If you sign a wavier of lien before you are paid, much less start the job, you are a fool. May as well take your payroll and bet on college football.


----------



## Guest (Dec 5, 2008)

Take Oklahoma and the points with your payroll this week in the big 12 championship. Just don't bet with two weeks of your company's payroll monies...that would be irresponsible!


----------



## Guest (Dec 7, 2008)

Thanks everybody for the input-
Now, I keep finding out that I need liability ins. and o e ins., are there ways around this? I'm looking to just get my foot in the door in the p&p biz to accumulate some money then get all the ins needed. Is this possible? Or just stupid?


----------



## Guest (Dec 7, 2008)

ja-builder said:


> Thanks everybody for the input-
> Now, I keep finding out that I need liability ins. and o e ins., are there ways around this? I'm looking to just get my foot in the door in the p&p biz to accumulate some money then get all the ins needed. Is this possible? Or just stupid?



Let me see if I understand you: You want to accumulate money from doing jobs that pay 30 to 60 days after completion, to buy insurance you need before you can do the work so you can accumulate the money? How are you going to finance these jobs for 30 to 60 days if you don't even have the money for insurance? 

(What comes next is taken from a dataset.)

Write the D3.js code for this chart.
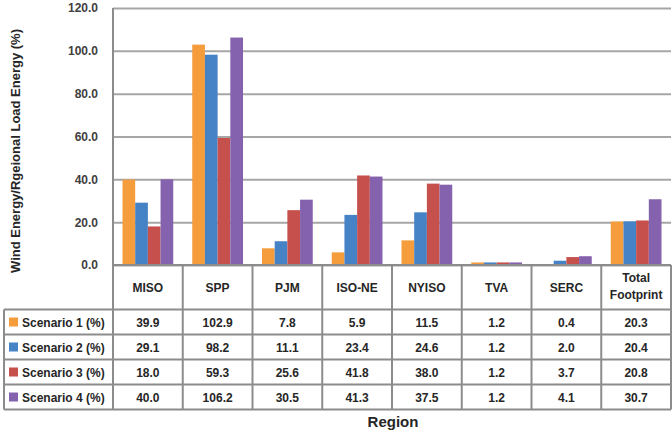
<!DOCTYPE html>
<html>
<head>
<meta charset="utf-8">
<script src="https://cdn.jsdelivr.net/npm/d3@7"></script>
<style>
  body { margin: 0; background: #fff; }
  svg { font-family: "Liberation Sans", Arial, sans-serif; font-weight: bold; }
</style>
</head>
<body>
<div id="chart"></div>
<script>
var regions = ['MISO', 'SPP', 'PJM', 'ISO-NE', 'NYISO', 'TVA', 'SERC', 'Total Footprint'];
var scenarios = ['Scenario 1 (%)', 'Scenario 2 (%)', 'Scenario 3 (%)', 'Scenario 4 (%)'];
var scenario1 = [39.9, 102.9, 7.8, 5.9, 11.5, 1.2, 0.4, 20.3];
var scenario2 = [29.1, 98.2, 11.1, 23.4, 24.6, 1.2, 2.0, 20.4];
var scenario3 = [18.0, 59.3, 25.6, 41.8, 38.0, 1.2, 3.7, 20.8];
var scenario4 = [40.0, 106.2, 30.5, 41.3, 37.5, 1.2, 4.1, 30.7];
var yTicks = [0, 20, 40, 60, 80, 100, 120];

var series = [scenario1, scenario2, scenario3, scenario4];
var colors = ['#F59D3D', '#4682C6', '#C5504C', '#8562AE'];

var chart_width = 672, chart_height = 433;
var plot_left = 113, plot_right = 671, plot_top = 8, zero_y = 265;
var row_h = 25, table_top = 309.5;

var svg = d3.select('#chart')
  .append('svg')
  .attr('width', chart_width)
  .attr('height', chart_height);

// scales
var x = d3.scaleBand().domain(regions).range([plot_left, plot_right]);
var xs = d3.scaleBand().domain(d3.range(4)).range([9.5, x.bandwidth() - 9.5]);
var y = d3.scaleLinear().domain([0, 120]).range([zero_y, plot_top]);

// gridlines + tick labels
var yAxis = d3.axisLeft(y)
  .tickValues(yTicks)
  .tickFormat(d3.format('.1f'))
  .tickSize(-(plot_right - plot_left))
  .tickPadding(15);
var g = svg.append('g')
  .attr('transform', 'translate(' + plot_left + ',0)')
  .call(yAxis);
g.select('.domain').remove();
g.selectAll('.tick line').attr('stroke', '#a6a6a6').attr('stroke-width', 2);
g.selectAll('.tick text')
  .attr('fill', '#404040')
  .style('font-size', '12px')
  .style('font-family', '"Liberation Sans", Arial, sans-serif')
  .style('font-weight', 'bold');

// bars
var groups = svg.append('g').selectAll('g')
  .data(regions)
  .enter()
  .append('g')
  .attr('transform', function(d){ return 'translate(' + x(d) + ',0)'; });

groups.selectAll('rect')
  .data(function(d, i){ return series.map(function(s, k){ return {k: k, v: s[i]}; }); })
  .enter()
  .append('rect')
  .attr('x', function(d){ return xs(d.k); })
  .attr('width', xs.bandwidth())
  .attr('y', function(d){ return y(d.v); })
  .attr('height', function(d){ return zero_y - y(d.v); })
  .attr('fill', function(d){ return colors[d.k]; });

// table lines
var lineColor = '#8c8c8c';
var table_bottom = table_top + row_h * 4;
var lines = svg.append('g').attr('stroke', lineColor).attr('stroke-width', 2);
// vertical lines between columns
regions.concat(['end']).forEach(function(r, i){
  var xx = i < regions.length ? x(r) : plot_right;
  lines.append('line').attr('x1', xx).attr('x2', xx)
    .attr('y1', i === 0 ? plot_top : zero_y).attr('y2', table_bottom);
});
// left border of legend column
lines.append('line').attr('x1', 4).attr('x2', 4).attr('y1', table_top).attr('y2', table_bottom);
// horizontal lines
lines.append('line').attr('x1', plot_left).attr('x2', plot_right).attr('y1', zero_y).attr('y2', zero_y);
d3.range(5).forEach(function(i){
  lines.append('line').attr('x1', 4).attr('x2', plot_right)
    .attr('y1', table_top + i * row_h).attr('y2', table_top + i * row_h);
});

// header labels
svg.append('g').selectAll('text')
  .data(regions)
  .enter()
  .append('text')
  .attr('y', function(d){ return d === 'Total Footprint' ? 282 : 292; })
  .attr('text-anchor', 'middle')
  .attr('fill', '#262626')
  .style('font-size', '12px')
  .each(function(d){
    var t = d3.select(this);
    d.split(' ').forEach(function(w, i){
      t.append('tspan').attr('x', x(d) + x.bandwidth() / 2).attr('dy', i ? 17 : 0).text(w);
    });
  });

// legend rows
var rows = svg.append('g').selectAll('g')
  .data(scenarios)
  .enter()
  .append('g')
  .attr('transform', function(d, i){ return 'translate(0,' + (table_top + i * row_h) + ')'; });

rows.append('rect')
  .attr('x', 9).attr('y', 8).attr('width', 9).attr('height', 9)
  .attr('fill', function(d, i){ return colors[i]; });

rows.append('text')
  .attr('x', 22).attr('y', 17)
  .attr('fill', '#262626')
  .style('font-size', '12px')
  .text(function(d){ return d; });

rows.selectAll('text.val')
  .data(function(d, i){ return series[i].map(function(v, j){ return {r: regions[j], v: v}; }); })
  .enter()
  .append('text')
  .attr('class', 'val')
  .attr('x', function(d){ return x(d.r) + x.bandwidth() / 2; })
  .attr('y', 17)
  .attr('text-anchor', 'middle')
  .attr('fill', '#262626')
  .style('font-size', '12px')
  .text(function(d){ return d.v.toFixed(1); });

// axis titles
svg.append('text')
  .attr('transform', 'translate(20,151) rotate(-90)')
  .attr('text-anchor', 'middle')
  .attr('fill', '#262626')
  .style('font-size', '13px')
  .text('Wind Energy/Rgeional Load Energy (%)');

svg.append('text')
  .attr('x', 393).attr('y', 427)
  .attr('text-anchor', 'middle')
  .attr('fill', '#262626')
  .style('font-size', '15px')
  .text('Region');
</script>
</body>
</html>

Instead of trying to find ways around doing things legitimately, try doing it the way the pros do. Get things lined up properly and be a legitimate businessman. It's so much easier that way.


----------



## Guest (Dec 7, 2008)

> Dont be alarmed if they want you to sign a Waiver of Lien BEFORE you even start the job!


Never been asked to sign one, NEVER will sign.:no::no:




> Expect it to take 30 to 60 days, and they WILL NOT make progress payments.

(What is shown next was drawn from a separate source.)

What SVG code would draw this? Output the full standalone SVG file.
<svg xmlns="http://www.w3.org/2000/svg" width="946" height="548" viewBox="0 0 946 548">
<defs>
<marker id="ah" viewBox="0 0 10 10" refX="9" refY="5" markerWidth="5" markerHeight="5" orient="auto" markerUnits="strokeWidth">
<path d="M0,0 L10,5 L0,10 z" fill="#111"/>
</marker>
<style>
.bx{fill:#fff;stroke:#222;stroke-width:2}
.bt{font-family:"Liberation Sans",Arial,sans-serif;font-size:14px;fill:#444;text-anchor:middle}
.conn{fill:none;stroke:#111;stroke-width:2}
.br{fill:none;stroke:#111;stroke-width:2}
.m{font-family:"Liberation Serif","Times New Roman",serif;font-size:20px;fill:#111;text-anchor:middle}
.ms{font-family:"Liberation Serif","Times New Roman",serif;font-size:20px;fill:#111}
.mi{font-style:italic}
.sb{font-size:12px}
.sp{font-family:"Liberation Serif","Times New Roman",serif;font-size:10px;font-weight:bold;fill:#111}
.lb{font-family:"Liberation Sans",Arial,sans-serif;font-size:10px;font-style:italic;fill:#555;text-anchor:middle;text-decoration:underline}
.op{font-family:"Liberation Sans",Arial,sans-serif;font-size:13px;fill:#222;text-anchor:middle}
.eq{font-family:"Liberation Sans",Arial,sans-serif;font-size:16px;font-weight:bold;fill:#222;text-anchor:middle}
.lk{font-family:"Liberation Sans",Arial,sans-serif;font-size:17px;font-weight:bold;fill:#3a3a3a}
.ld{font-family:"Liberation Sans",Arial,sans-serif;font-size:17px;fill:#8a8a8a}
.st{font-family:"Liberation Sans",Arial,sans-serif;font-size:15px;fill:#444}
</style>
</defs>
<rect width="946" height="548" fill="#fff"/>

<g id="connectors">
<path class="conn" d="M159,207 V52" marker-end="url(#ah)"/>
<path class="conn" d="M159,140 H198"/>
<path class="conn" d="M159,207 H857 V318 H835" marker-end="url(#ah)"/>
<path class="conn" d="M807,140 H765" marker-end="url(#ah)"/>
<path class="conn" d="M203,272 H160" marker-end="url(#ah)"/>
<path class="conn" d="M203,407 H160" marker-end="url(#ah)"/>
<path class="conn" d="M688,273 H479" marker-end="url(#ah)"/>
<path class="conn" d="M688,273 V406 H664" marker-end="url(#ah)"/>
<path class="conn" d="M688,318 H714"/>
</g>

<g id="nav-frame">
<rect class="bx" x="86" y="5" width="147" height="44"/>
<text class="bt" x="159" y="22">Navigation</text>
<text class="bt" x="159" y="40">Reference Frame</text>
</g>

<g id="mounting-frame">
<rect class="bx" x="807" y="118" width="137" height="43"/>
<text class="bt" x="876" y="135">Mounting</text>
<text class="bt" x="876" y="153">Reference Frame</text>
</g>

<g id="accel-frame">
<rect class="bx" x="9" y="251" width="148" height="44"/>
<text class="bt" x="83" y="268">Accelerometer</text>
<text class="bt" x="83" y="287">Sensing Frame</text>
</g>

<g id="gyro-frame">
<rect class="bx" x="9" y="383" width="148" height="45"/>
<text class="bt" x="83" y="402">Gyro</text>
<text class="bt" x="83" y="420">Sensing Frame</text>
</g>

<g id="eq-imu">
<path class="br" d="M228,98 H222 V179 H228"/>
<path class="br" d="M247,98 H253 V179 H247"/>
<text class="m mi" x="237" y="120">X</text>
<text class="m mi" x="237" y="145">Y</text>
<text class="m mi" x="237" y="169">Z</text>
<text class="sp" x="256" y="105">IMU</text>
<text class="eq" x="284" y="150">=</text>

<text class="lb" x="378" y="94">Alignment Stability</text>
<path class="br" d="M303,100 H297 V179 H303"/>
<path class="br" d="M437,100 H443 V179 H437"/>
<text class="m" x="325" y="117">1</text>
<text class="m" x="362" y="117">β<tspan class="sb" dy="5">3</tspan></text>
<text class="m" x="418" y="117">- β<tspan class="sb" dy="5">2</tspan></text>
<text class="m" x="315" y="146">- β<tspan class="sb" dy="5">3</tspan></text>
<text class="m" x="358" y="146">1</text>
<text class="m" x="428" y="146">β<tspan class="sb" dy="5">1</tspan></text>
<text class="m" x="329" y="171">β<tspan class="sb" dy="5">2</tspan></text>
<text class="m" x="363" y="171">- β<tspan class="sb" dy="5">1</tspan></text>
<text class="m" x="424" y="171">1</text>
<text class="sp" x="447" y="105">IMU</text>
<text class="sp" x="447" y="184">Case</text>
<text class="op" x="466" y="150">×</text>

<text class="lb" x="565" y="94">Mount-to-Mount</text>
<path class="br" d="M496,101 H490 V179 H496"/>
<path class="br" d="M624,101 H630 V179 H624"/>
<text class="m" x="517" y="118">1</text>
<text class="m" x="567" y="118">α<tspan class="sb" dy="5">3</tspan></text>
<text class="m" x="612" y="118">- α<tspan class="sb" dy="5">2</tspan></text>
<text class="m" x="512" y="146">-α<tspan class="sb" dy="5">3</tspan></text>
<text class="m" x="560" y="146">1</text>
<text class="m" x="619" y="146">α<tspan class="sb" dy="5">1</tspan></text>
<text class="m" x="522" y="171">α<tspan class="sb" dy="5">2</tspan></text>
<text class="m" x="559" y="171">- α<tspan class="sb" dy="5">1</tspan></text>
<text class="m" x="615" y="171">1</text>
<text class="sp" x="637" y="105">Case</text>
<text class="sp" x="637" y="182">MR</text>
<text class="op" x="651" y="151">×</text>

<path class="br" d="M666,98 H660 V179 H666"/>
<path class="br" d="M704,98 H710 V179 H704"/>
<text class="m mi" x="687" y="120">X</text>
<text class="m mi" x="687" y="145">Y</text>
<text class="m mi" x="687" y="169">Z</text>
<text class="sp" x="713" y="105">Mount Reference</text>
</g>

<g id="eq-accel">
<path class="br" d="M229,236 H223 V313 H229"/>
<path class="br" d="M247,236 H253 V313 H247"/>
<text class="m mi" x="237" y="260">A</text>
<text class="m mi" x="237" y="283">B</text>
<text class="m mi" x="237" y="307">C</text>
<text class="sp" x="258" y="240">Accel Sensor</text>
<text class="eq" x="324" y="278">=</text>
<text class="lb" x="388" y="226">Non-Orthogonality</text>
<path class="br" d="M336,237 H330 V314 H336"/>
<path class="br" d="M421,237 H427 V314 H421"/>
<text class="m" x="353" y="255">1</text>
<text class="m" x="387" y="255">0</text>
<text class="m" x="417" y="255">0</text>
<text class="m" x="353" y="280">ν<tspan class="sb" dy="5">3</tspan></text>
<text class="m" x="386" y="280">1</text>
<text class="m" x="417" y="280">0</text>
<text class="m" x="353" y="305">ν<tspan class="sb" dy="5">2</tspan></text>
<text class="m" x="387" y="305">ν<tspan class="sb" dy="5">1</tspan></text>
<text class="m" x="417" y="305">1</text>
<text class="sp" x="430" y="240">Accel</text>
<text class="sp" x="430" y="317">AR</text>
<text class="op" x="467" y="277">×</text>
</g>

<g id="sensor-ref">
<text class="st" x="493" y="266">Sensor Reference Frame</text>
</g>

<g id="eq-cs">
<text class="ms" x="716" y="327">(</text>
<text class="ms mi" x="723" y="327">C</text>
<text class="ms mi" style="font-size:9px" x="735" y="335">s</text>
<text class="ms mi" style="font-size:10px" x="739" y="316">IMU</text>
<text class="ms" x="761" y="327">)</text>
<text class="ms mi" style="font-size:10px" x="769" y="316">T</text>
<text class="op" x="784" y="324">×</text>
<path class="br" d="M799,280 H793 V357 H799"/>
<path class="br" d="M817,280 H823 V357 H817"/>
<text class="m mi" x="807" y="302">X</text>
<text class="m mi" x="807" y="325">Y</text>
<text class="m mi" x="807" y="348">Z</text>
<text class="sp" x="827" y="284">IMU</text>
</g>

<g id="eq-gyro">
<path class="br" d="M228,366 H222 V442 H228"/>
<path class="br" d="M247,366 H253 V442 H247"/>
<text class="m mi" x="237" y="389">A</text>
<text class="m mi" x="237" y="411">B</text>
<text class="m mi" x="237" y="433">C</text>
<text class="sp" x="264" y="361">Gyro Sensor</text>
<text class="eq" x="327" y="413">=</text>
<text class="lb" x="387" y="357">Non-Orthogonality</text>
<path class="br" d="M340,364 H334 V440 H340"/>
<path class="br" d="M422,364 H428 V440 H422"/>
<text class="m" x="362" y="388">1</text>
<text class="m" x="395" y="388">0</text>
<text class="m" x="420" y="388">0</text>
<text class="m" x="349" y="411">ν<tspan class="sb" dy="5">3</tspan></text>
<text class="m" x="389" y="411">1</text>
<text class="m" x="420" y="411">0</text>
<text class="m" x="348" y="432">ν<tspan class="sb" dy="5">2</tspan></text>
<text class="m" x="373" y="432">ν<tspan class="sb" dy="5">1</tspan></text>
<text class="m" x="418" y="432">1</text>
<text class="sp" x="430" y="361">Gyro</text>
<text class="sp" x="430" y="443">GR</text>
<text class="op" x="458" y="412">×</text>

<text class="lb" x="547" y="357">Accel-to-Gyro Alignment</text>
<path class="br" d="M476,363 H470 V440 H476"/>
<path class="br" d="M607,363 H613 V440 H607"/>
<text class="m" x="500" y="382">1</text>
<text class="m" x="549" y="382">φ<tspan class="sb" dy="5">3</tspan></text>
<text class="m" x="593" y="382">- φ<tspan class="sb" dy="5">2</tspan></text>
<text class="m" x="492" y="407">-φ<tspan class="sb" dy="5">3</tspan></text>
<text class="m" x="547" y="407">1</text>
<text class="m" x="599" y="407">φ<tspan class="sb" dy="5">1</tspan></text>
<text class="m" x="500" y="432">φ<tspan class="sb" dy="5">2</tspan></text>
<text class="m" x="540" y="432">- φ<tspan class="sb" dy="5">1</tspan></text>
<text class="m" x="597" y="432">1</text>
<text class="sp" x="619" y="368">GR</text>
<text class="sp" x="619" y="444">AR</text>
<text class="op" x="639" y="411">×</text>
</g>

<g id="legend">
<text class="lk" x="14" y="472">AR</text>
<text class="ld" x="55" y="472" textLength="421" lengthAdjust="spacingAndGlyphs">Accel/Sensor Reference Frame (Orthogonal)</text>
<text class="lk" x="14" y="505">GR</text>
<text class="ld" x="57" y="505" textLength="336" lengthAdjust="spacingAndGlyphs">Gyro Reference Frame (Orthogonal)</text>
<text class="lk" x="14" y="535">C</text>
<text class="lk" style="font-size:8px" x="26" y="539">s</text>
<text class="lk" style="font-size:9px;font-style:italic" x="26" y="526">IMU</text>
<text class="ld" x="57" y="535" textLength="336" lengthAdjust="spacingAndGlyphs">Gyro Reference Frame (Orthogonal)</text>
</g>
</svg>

30-60 days??? Not here. I get paid upon completion. :thumbsup:


----------



## Guest (Dec 8, 2008)

hey brickie-
thanks for the reply. do you work on your own then? how is it you get paid earlier then others and have no liens to sign? these might be dumbs questions but Im new to this business (p&p).
thanks-
J


----------



## Guest (Dec 8, 2008)

ja-builder said:


> hey brickie-
> thanks for the reply. do you work on your own then? how is it you get paid earlier then others and have no liens to sign? these might be dumbs questions but Im new to this business (p&p).
> thanks-
> J


 
Ja,

It's quite simple:

I have a blurb in my contracts that state something to the effect of:

"Payment is due at the time of completion of services rendered" 

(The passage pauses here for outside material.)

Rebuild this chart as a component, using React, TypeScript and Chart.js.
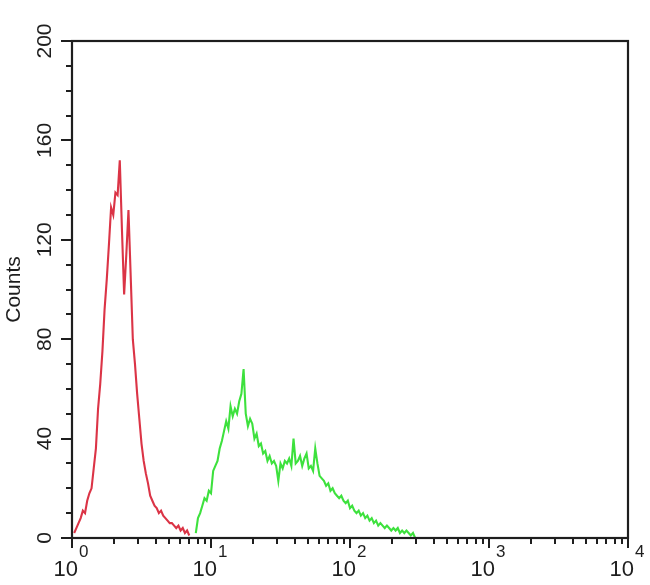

If anyone balks at the terms, I tell them to go hire someone else. I'm in the construction business NOT the finance/banking business. Oh yeah, I also don't do business with Safeguard.:no::no:


----------



## Guest (Dec 8, 2008)

ja-builder said:


> hey brickie-
> thanks for the reply. do you work on your own then? how is it you get paid earlier then others and have no liens to sign? these might be dumbs questions but Im new to this business (p&p).
> thanks-
> J



Apparently, you're new to business in general since you complained about a $1.00 raise from your boss 

Believe it or not, we contractors aren't as dumb as you look :w00t:


----------



## Guest (Dec 8, 2008)

DecksEtc said:


> Apparently, you're new to business in general since you complained about a $1.00 raise from your boss
> 
> Believe it or not, we contractors aren't as dumb as you look :w00t:


:thumbup:Yup, I know! And thats why I work in this industry, to learn from some of the best and the worst. All the experiences will make me a little smarter than the next. Most contractors know the ins and outs of cutting corners, in every aspect of business. And now Im along for the whole ride, just show me the ropes to being a better contractor than the last failure.:thumbup:
Thanks
J:thumbsup:


----------



## Guest (Mar 8, 2010)

your gonna need about 10 grand to get started :shutup:


----------



## Guest (Mar 8, 2010)

Wow, another old thread


----------



## rselectric1 (Apr 12, 2012)

Brickie said:


> Wow, another old thread


Yep


----------